Johnny Morrison

Personal information
- Full name: John Alfred Morrison
- Date of birth: 26 March 1911
- Place of birth: Belvedere, England
- Date of death: 13 September 1984 (aged 73)
- Height: 5 ft 9 in (1.75 m)
- Position: Centre forward

Senior career*
- Years: Team / Apps / (Gls)
- Bostall Heath
- Callender's Athletic
- 1931: Tottenham Hotspur / 0 / (0)
- 1931–1932: Northfleet United
- 1932–1939: Tottenham Hotspur / 155 / (104)

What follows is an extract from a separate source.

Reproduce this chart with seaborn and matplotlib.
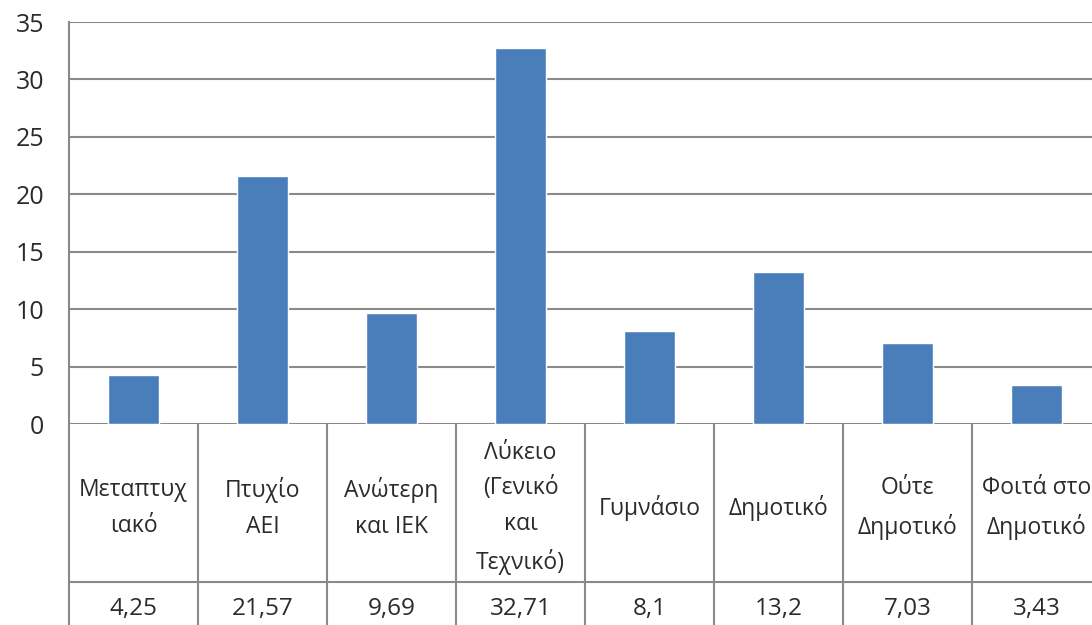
import matplotlib
matplotlib.use("Agg")
import matplotlib.pyplot as plt
import seaborn as sns
import pandas as pd

categories = [
    "Μεταπτυχ\nιακό",
    "Πτυχίο\nΑΕΙ",
    "Ανώτερη\nκαι ΙΕΚ",
    "Λύκειο\n(Γενικό\nκαι\nΤεχνικό)",
    "Γυμνάσιο",
    "Δημοτικό",
    "Ούτε\nΔημοτικό",
    "Φοιτά στο\nΔημοτικό",
]
values = [4.25, 21.57, 9.69, 32.71, 8.1, 13.2, 7.03, 3.43]
y_ticks = [0, 5, 10, 15, 20, 25, 30, 35]

sns.set_theme(style="white")
plt.rcParams["font.family"] = ["Open Sans", "DejaVu Sans"]

W, H = 1092, 625
fig = plt.figure(figsize=(W / 100, H / 100), dpi=100)
fig.patch.set_facecolor("white")

# plot area in pixel coordinates
left_px, top_px, zero_px, cat_w = 69, 22, 424, 129
n = len(categories)
ax = fig.add_axes([left_px / W, (H - zero_px) / H, cat_w * n / W, (zero_px - top_px) / H])

df = pd.DataFrame({"cat": categories, "val": values})
sns.barplot(data=df, x="cat", y="val", color="#4A7EBB", width=0.39,
            saturation=1, ax=ax, zorder=3)

grid_c = "#8a8a8a"
txt_c = "#2b2b2b"
ax.set_xlim(-0.5, n - 0.5)
ax.set_ylim(0, 35)
ax.set_yticks(y_ticks)
ax.set_yticklabels([str(t) for t in y_ticks], fontsize=18, color=txt_c)
ax.tick_params(axis="y", length=0, pad=18)
ax.set_xticks([])
ax.set_xlabel("")
ax.set_ylabel("")
for t in y_ticks:
    ax.axhline(t, color=grid_c, lw=1.5, zorder=1)
for s in ["top", "right", "bottom"]:
    ax.spines[s].set_visible(False)
ax.spines["left"].set_color(grid_c)
ax.spines["left"].set_linewidth(1.5)

# data table beneath the bars
axt = fig.add_axes([left_px / W, 0, cat_w * n / W, (H - zero_px) / H])
axt.set_xlim(-0.5, n - 0.5)
axt.set_ylim(0, H - zero_px)
axt.axis("off")
row_line = H - 582
for i in range(n + 1):
    axt.plot([i - 0.5, i - 0.5], [0, H - zero_px], color=grid_c, lw=1.5,
             clip_on=False)
axt.plot([-0.5, n - 0.5], [row_line, row_line], color=grid_c, lw=1.5,
         clip_on=False)
for i, (c, v) in enumerate(zip(categories, values)):
    axt.text(i, (row_line + (H - zero_px)) / 2 - 5, c, ha="center", va="center",
             fontsize=16.5, color=txt_c, linespacing=1.66)
    axt.text(i, row_line / 2 - 5, f"{v:g}".replace(".", ","), ha="center",
             va="center", fontsize=17.5, color=txt_c)

fig.savefig("out.png", dpi=100, facecolor="white")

= Johnny Morrison (footballer) =

English footballer (1911–1984)

 John Alfred Morrison (26 March 1911 – 13 September 1984) was a professional footballer who played for Bostall Heath, Callender's Athletic, Tottenham Hotspur and Northfleet United.

== Football career ==
Morrison began his career at non–league Bostall Heath before being given a trial at Luton Town in 1929. After playing for Kent side Callenders Athletic he joined the Spurs in 1931 for his first spell at the club. He moved to the Tottenham Hotspur nursery club Northfleet United before rejoining the White Hart Lane side in 1932. The free-scoring centre forward played a total of 154 matches and found the net on 102 occasions in all competitions up to the outbreak of the Second World War in 1939. As of March 2023, Morrison is one of only eighteen players to score one hundred goals for the Lilywhites.